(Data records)

-------------------------

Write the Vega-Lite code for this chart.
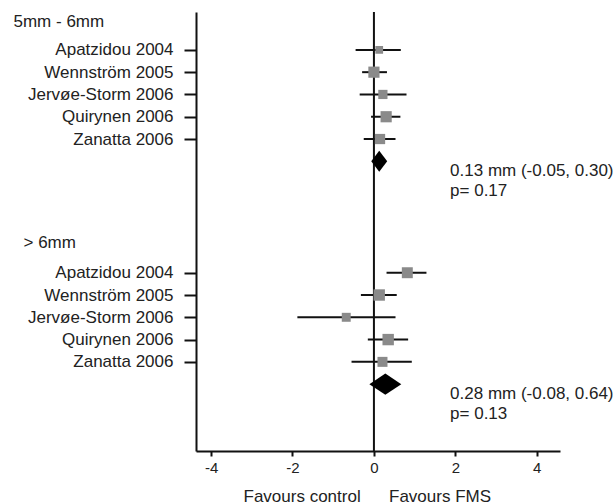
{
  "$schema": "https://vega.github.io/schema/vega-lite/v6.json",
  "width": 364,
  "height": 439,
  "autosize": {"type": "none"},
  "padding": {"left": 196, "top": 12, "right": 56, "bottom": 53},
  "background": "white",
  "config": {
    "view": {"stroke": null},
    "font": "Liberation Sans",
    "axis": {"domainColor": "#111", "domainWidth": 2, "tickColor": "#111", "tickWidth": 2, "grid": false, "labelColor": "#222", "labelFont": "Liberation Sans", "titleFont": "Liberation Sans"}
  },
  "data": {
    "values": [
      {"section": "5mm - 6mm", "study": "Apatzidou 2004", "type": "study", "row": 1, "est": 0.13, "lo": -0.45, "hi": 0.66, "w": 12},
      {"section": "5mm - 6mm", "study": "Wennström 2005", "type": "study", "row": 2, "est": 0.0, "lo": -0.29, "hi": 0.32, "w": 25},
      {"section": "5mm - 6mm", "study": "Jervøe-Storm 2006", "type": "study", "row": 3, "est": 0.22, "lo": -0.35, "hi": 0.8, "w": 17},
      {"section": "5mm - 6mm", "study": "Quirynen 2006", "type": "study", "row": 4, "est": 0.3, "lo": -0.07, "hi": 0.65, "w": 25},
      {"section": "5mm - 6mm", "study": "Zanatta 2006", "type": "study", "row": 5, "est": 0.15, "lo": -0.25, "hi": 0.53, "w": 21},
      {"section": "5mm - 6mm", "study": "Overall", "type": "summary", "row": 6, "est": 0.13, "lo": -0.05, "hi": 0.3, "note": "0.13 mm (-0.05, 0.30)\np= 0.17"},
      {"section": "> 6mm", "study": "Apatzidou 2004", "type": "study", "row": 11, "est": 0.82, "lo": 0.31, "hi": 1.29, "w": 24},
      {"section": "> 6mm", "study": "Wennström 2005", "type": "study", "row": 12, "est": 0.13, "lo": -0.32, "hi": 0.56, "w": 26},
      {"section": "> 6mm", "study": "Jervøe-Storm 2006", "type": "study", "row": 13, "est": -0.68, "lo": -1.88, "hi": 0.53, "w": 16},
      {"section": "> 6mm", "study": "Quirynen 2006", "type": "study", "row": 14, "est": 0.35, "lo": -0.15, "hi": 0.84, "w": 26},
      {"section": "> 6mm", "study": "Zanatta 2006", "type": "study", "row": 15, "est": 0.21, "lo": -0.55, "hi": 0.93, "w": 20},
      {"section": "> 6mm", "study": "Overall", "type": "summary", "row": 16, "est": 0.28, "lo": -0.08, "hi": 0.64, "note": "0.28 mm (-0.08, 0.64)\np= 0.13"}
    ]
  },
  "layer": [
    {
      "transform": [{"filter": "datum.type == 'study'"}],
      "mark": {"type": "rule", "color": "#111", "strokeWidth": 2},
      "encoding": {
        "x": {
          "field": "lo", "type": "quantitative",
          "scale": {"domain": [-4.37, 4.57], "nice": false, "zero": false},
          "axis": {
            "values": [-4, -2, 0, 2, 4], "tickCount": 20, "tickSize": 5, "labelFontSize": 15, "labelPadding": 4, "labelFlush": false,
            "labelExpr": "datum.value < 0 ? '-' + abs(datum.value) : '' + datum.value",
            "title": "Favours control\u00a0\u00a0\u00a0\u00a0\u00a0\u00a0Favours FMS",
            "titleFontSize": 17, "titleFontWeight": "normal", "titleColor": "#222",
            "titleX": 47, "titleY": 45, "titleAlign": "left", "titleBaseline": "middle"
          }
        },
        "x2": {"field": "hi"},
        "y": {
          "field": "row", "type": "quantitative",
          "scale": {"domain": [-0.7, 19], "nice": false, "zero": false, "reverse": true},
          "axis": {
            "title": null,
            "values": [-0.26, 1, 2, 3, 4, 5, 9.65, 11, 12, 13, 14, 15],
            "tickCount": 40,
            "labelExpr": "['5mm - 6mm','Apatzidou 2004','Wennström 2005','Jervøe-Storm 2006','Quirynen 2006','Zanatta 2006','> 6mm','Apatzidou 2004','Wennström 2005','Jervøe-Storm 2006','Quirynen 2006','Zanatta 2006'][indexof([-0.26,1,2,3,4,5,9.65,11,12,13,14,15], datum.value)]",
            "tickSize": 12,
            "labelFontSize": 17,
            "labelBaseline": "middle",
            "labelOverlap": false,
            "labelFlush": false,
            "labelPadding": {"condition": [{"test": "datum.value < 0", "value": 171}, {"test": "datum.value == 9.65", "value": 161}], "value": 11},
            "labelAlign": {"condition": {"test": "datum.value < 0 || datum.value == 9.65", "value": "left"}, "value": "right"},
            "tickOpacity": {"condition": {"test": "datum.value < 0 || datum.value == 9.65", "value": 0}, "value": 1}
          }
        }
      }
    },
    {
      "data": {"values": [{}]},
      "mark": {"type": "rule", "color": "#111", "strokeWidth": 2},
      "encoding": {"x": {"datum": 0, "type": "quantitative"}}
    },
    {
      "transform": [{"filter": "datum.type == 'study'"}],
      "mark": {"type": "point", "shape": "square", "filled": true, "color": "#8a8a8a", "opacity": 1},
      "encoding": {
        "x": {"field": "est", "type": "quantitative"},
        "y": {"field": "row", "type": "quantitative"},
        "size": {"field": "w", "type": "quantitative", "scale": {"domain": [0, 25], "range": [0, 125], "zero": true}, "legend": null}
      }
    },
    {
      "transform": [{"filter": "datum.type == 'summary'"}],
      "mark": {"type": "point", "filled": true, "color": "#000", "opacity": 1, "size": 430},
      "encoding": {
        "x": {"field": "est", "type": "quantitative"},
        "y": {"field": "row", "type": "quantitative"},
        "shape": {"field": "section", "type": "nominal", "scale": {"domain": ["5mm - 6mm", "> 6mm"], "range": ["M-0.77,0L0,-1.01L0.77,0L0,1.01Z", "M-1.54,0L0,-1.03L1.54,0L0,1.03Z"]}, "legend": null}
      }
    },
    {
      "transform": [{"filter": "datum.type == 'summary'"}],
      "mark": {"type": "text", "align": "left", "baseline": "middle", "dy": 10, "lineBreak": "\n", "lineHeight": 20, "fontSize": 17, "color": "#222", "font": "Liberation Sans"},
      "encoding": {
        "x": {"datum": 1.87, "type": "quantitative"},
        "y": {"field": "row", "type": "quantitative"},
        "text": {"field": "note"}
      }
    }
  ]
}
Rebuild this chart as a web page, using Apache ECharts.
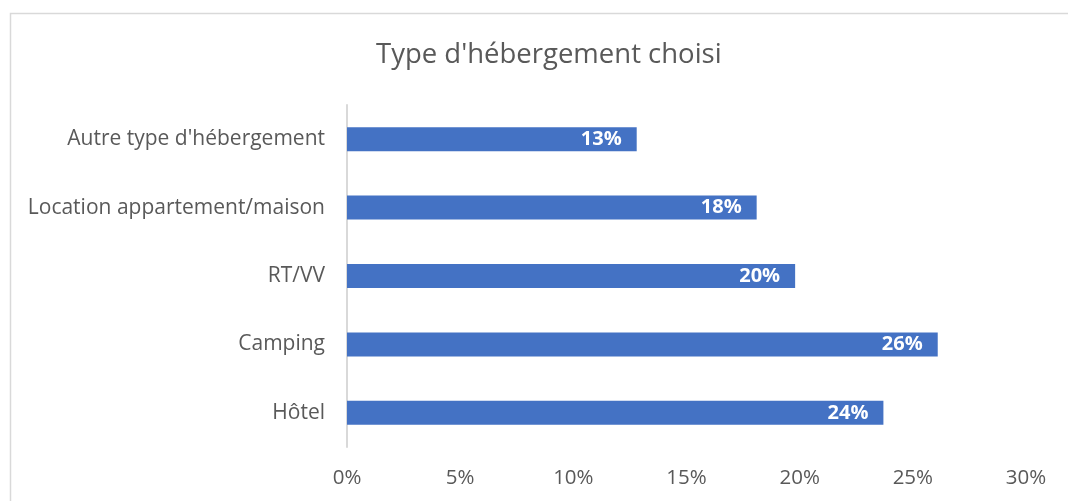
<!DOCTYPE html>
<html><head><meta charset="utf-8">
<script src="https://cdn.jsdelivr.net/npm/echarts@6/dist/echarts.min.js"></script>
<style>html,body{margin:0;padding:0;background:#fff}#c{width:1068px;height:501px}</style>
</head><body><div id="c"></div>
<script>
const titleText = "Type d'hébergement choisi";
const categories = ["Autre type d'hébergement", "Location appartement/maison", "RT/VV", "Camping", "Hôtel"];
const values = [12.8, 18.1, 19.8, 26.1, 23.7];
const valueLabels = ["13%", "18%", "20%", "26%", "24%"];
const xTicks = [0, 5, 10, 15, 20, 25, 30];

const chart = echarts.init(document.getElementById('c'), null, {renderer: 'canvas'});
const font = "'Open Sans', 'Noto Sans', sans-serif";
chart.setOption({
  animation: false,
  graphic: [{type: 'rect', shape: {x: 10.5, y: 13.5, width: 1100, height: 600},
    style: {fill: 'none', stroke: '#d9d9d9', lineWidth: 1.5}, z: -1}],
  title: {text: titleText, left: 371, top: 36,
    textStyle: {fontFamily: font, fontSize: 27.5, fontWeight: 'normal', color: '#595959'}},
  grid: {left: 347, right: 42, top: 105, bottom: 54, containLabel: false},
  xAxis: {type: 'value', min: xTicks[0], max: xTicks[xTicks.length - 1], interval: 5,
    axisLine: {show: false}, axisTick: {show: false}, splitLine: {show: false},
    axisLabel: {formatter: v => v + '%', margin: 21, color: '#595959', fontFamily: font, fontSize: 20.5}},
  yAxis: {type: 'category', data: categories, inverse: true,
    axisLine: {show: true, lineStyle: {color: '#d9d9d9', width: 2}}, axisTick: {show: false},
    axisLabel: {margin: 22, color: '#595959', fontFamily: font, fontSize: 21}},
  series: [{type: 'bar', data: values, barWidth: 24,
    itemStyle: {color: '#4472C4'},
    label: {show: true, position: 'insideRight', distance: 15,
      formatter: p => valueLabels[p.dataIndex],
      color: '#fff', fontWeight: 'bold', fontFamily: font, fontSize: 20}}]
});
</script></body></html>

-------------------------

• [Given request] Using the entries above, extract exactly the lines from the one that contains "Rebuild this chart" through the one that contains "const xTicks = [0, 5, 10, 15, 20, 25, 30];". Do not carry over any pictures.

• [Solution]
Rebuild this chart as a web page, using Apache ECharts.
<!DOCTYPE html>
<html><head><meta charset="utf-8">
<script src="https://cdn.jsdelivr.net/npm/echarts@6/dist/echarts.min.js"></script>
<style>html,body{margin:0;padding:0;background:#fff}#c{width:1068px;height:501px}</style>
</head><body><div id="c"></div>
<script>
const titleText = "Type d'hébergement choisi";
const categories = ["Autre type d'hébergement", "Location appartement/maison", "RT/VV", "Camping", "Hôtel"];
const values = [12.8, 18.1, 19.8, 26.1, 23.7];
const valueLabels = ["13%", "18%", "20%", "26%", "24%"];
const xTicks = [0, 5, 10, 15, 20, 25, 30];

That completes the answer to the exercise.